(PROBLEM TO WORK ON): Return the material word for word. Do not include pictures.

(SUPPLIED DATA):

----------

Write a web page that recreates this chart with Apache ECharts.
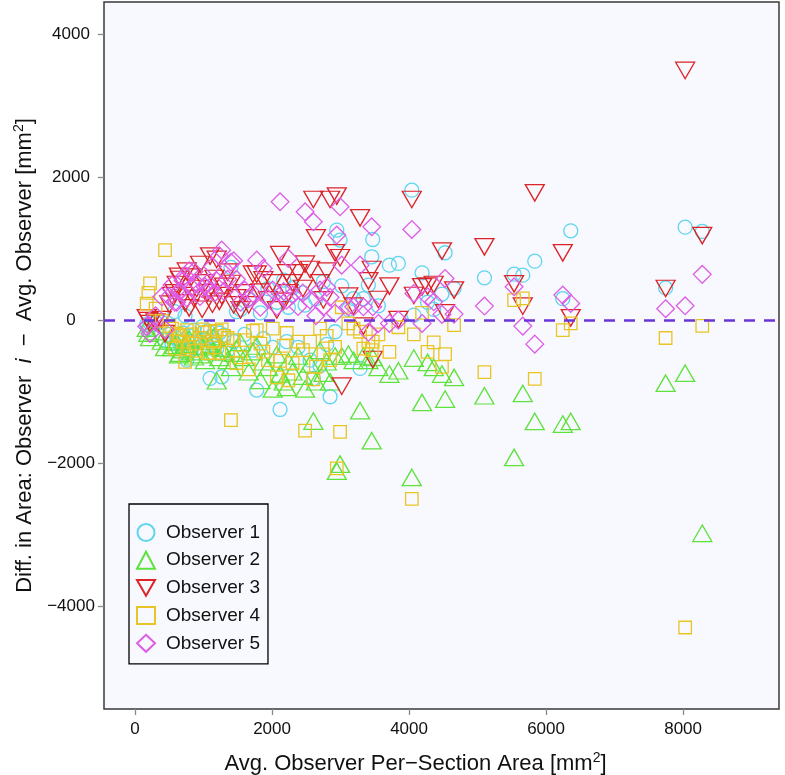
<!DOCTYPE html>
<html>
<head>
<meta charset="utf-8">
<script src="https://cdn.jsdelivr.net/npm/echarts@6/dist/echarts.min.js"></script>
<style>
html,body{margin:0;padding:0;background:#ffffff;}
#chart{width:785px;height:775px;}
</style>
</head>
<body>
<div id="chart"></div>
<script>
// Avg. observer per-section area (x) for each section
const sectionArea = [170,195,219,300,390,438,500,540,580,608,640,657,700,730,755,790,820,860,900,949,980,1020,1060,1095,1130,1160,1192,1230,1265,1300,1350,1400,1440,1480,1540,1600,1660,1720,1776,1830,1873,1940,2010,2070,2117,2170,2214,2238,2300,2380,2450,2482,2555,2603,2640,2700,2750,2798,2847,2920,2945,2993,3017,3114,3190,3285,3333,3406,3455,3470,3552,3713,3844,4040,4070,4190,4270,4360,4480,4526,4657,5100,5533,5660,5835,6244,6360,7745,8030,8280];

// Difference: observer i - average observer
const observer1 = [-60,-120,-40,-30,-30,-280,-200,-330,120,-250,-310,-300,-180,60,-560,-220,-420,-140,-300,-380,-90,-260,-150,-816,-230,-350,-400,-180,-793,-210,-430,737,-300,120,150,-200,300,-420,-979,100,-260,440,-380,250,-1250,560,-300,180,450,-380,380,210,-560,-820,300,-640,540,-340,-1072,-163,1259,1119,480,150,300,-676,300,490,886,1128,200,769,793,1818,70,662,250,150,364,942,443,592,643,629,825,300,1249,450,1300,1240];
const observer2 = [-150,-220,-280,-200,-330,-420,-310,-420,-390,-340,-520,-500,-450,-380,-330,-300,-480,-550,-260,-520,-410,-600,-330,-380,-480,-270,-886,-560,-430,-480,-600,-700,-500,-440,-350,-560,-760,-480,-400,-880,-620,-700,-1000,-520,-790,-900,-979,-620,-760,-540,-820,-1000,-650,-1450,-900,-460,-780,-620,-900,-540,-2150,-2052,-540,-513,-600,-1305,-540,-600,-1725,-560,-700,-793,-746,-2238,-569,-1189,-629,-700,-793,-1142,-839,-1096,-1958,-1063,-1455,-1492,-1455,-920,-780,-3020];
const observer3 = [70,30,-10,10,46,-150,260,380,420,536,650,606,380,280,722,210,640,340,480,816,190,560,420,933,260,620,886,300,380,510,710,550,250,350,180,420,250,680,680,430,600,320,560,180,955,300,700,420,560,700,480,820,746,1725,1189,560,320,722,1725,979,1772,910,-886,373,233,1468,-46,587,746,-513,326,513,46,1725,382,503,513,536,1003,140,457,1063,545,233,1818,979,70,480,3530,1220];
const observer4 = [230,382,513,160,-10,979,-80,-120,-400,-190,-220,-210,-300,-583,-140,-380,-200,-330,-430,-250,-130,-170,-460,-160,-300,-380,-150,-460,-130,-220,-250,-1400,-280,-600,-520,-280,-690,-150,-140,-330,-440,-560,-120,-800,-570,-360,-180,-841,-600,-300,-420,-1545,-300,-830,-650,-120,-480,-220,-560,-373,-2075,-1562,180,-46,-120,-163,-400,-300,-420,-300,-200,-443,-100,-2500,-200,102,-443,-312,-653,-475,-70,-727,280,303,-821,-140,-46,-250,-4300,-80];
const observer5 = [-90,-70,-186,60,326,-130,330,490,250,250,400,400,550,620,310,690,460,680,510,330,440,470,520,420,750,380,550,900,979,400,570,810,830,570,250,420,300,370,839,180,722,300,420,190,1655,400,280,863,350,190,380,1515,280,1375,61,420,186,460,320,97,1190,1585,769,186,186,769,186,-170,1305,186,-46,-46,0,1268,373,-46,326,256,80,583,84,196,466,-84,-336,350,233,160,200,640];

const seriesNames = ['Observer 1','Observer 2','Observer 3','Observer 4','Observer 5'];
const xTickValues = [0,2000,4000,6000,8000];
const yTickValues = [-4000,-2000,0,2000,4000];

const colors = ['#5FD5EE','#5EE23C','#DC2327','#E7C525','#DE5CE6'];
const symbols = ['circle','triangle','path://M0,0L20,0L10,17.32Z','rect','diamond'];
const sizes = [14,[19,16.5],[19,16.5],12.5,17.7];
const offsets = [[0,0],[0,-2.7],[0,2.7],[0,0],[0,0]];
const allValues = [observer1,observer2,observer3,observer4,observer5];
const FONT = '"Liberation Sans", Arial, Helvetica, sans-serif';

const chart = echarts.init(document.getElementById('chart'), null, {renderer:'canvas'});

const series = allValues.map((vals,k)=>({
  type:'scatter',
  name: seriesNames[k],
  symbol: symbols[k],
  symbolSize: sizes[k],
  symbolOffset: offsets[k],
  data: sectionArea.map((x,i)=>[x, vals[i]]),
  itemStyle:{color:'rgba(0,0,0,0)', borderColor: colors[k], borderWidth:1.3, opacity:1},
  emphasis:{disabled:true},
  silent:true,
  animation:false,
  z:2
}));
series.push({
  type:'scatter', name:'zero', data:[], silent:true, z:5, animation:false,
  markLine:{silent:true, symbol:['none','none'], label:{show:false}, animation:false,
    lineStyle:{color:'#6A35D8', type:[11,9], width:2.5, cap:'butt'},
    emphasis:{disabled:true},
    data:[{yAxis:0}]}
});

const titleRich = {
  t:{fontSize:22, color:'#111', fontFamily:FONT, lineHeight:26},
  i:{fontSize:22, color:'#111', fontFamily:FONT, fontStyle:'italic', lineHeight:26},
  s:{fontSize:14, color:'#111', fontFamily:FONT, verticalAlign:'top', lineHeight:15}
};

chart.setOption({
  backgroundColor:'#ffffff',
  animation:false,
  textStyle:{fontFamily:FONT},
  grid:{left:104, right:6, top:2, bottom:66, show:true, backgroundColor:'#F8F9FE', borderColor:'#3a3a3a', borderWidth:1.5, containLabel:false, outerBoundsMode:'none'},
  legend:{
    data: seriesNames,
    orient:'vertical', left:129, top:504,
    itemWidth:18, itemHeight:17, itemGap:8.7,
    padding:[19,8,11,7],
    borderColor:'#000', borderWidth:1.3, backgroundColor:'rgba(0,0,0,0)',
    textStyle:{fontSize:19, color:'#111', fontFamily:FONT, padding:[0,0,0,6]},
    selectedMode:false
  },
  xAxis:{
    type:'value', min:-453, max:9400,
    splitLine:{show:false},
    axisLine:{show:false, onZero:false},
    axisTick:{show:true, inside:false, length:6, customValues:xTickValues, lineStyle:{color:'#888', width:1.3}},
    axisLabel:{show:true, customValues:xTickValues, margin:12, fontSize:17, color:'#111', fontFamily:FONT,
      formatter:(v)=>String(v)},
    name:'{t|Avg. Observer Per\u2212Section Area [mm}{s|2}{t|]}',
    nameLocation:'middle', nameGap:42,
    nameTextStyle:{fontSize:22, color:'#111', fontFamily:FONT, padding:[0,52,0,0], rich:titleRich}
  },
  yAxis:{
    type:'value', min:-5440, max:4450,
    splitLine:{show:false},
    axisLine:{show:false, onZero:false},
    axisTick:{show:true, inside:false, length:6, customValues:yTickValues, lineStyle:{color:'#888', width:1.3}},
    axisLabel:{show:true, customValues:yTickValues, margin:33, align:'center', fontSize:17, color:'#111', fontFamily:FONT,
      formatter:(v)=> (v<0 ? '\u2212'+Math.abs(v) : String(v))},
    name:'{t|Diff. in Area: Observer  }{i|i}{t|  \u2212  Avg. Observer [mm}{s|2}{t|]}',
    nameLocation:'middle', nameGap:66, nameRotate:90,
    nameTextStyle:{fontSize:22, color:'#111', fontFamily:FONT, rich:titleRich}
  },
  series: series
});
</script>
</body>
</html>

----------

(RESPONSE):
Write a web page that recreates this chart with Apache ECharts.
<!DOCTYPE html>
<html>
<head>
<meta charset="utf-8">
<script src="https://cdn.jsdelivr.net/npm/echarts@6/dist/echarts.min.js"></script>
<style>
html,body{margin:0;padding:0;background:#ffffff;}
#chart{width:785px;height:775px;}
</style>
</head>
<body>
<div id="chart"></div>
<script>
// Avg. observer per-section area (x) for each section
const sectionArea = [170,195,219,300,390,438,500,540,580,608,640,657,700,730,755,790,820,860,900,949,980,1020,1060,1095,1130,1160,1192,1230,1265,1300,1350,1400,1440,1480,1540,1600,1660,1720,1776,1830,1873,1940,2010,2070,2117,2170,2214,2238,2300,2380,2450,2482,2555,2603,2640,2700,2750,2798,2847,2920,2945,2993,3017,3114,3190,3285,3333,3406,3455,3470,3552,3713,3844,4040,4070,4190,4270,4360,4480,4526,4657,5100,5533,5660,5835,6244,6360,7745,8030,8280];

// Difference: observer i - average observer
const observer1 = [-60,-120,-40,-30,-30,-280,-200,-330,120,-250,-310,-300,-180,60,-560,-220,-420,-140,-300,-380,-90,-260,-150,-816,-230,-350,-400,-180,-793,-210,-430,737,-300,120,150,-200,300,-420,-979,100,-260,440,-380,250,-1250,560,-300,180,450,-380,380,210,-560,-820,300,-640,540,-340,-1072,-163,1259,1119,480,150,300,-676,300,490,886,1128,200,769,793,1818,70,662,250,150,364,942,443,592,643,629,825,300,1249,450,1300,1240];
const observer2 = [-150,-220,-280,-200,-330,-420,-310,-420,-390,-340,-520,-500,-450,-380,-330,-300,-480,-550,-260,-520,-410,-600,-330,-380,-480,-270,-886,-560,-430,-480,-600,-700,-500,-440,-350,-560,-760,-480,-400,-880,-620,-700,-1000,-520,-790,-900,-979,-620,-760,-540,-820,-1000,-650,-1450,-900,-460,-780,-620,-900,-540,-2150,-2052,-540,-513,-600,-1305,-540,-600,-1725,-560,-700,-793,-746,-2238,-569,-1189,-629,-700,-793,-1142,-839,-1096,-1958,-1063,-1455,-1492,-1455,-920,-780,-3020];
const observer3 = [70,30,-10,10,46,-150,260,380,420,536,650,606,380,280,722,210,640,340,480,816,190,560,420,933,260,620,886,300,380,510,710,550,250,350,180,420,250,680,680,430,600,320,560,180,955,300,700,420,560,700,480,820,746,1725,1189,560,320,722,1725,979,1772,910,-886,373,233,1468,-46,587,746,-513,326,513,46,1725,382,503,513,536,1003,140,457,1063,545,233,1818,979,70,480,3530,1220];
const observer4 = [230,382,513,160,-10,979,-80,-120,-400,-190,-220,-210,-300,-583,-140,-380,-200,-330,-430,-250,-130,-170,-460,-160,-300,-380,-150,-460,-130,-220,-250,-1400,-280,-600,-520,-280,-690,-150,-140,-330,-440,-560,-120,-800,-570,-360,-180,-841,-600,-300,-420,-1545,-300,-830,-650,-120,-480,-220,-560,-373,-2075,-1562,180,-46,-120,-163,-400,-300,-420,-300,-200,-443,-100,-2500,-200,102,-443,-312,-653,-475,-70,-727,280,303,-821,-140,-46,-250,-4300,-80];
const observer5 = [-90,-70,-186,60,326,-130,330,490,250,250,400,400,550,620,310,690,460,680,510,330,440,470,520,420,750,380,550,900,979,400,570,810,830,570,250,420,300,370,839,180,722,300,420,190,1655,400,280,863,350,190,380,1515,280,1375,61,420,186,460,320,97,1190,1585,769,186,186,769,186,-170,1305,186,-46,-46,0,1268,373,-46,326,256,80,583,84,196,466,-84,-336,350,233,160,200,640];

const seriesNames = ['Observer 1','Observer 2','Observer 3','Observer 4','Observer 5'];
const xTickValues = [0,2000,4000,6000,8000];
const yTickValues = [-4000,-2000,0,2000,4000];

const colors = ['#5FD5EE','#5EE23C','#DC2327','#E7C525','#DE5CE6'];
const symbols = ['circle','triangle','path://M0,0L20,0L10,17.32Z','rect','diamond'];
const sizes = [14,[19,16.5],[19,16.5],12.5,17.7];
const offsets = [[0,0],[0,-2.7],[0,2.7],[0,0],[0,0]];
const allValues = [observer1,observer2,observer3,observer4,observer5];
const FONT = '"Liberation Sans", Arial, Helvetica, sans-serif';

const chart = echarts.init(document.getElementById('chart'), null, {renderer:'canvas'});

const series = allValues.map((vals,k)=>({
  type:'scatter',
  name: seriesNames[k],
  symbol: symbols[k],
  symbolSize: sizes[k],
  symbolOffset: offsets[k],
  data: sectionArea.map((x,i)=>[x, vals[i]]),
  itemStyle:{color:'rgba(0,0,0,0)', borderColor: colors[k], borderWidth:1.3, opacity:1},
  emphasis:{disabled:true},
  silent:true,
  animation:false,
  z:2
}));
series.push({
  type:'scatter', name:'zero', data:[], silent:true, z:5, animation:false,
  markLine:{silent:true, symbol:['none','none'], label:{show:false}, animation:false,
    lineStyle:{color:'#6A35D8', type:[11,9], width:2.5, cap:'butt'},
    emphasis:{disabled:true},
    data:[{yAxis:0}]}
});

const titleRich = {
  t:{fontSize:22, color:'#111', fontFamily:FONT, lineHeight:26},
  i:{fontSize:22, color:'#111', fontFamily:FONT, fontStyle:'italic', lineHeight:26},
  s:{fontSize:14, color:'#111', fontFamily:FONT, verticalAlign:'top', lineHeight:15}
};

chart.setOption({
  backgroundColor:'#ffffff',
  animation:false,
  textStyle:{fontFamily:FONT},
  grid:{left:104, right:6, top:2, bottom:66, show:true, backgroundColor:'#F8F9FE', borderColor:'#3a3a3a', borderWidth:1.5, containLabel:false, outerBoundsMode:'none'},
  legend:{
    data: seriesNames,
    orient:'vertical', left:129, top:504,
    itemWidth:18, itemHeight:17, itemGap:8.7,
    padding:[19,8,11,7],
    borderColor:'#000', borderWidth:1.3, backgroundColor:'rgba(0,0,0,0)',
    textStyle:{fontSize:19, color:'#111', fontFamily:FONT, padding:[0,0,0,6]},
    selectedMode:false
  },
  xAxis:{
    type:'value', min:-453, max:9400,
    splitLine:{show:false},
    axisLine:{show:false, onZero:false},
    axisTick:{show:true, inside:false, length:6, customValues:xTickValues, lineStyle:{color:'#888', width:1.3}},
    axisLabel:{show:true, customValues:xTickValues, margin:12, fontSize:17, color:'#111', fontFamily:FONT,
      formatter:(v)=>String(v)},
    name:'{t|Avg. Observer Per\u2212Section Area [mm}{s|2}{t|]}',
    nameLocation:'middle', nameGap:42,
    nameTextStyle:{fontSize:22, color:'#111', fontFamily:FONT, padding:[0,52,0,0], rich:titleRich}
  },
  yAxis:{
    type:'value', min:-5440, max:4450,
    splitLine:{show:false},
    axisLine:{show:false, onZero:false},
    axisTick:{show:true, inside:false, length:6, customValues:yTickValues, lineStyle:{color:'#888', width:1.3}},
    axisLabel:{show:true, customValues:yTickValues, margin:33, align:'center', fontSize:17, color:'#111', fontFamily:FONT,
      formatter:(v)=> (v<0 ? '\u2212'+Math.abs(v) : String(v))},
    name:'{t|Diff. in Area: Observer  }{i|i}{t|  \u2212  Avg. Observer [mm}{s|2}{t|]}',
    nameLocation:'middle', nameGap:66, nameRotate:90,
    nameTextStyle:{fontSize:22, color:'#111', fontFamily:FONT, rich:titleRich}
  },
  series: series
});
</script>
</body>
</html>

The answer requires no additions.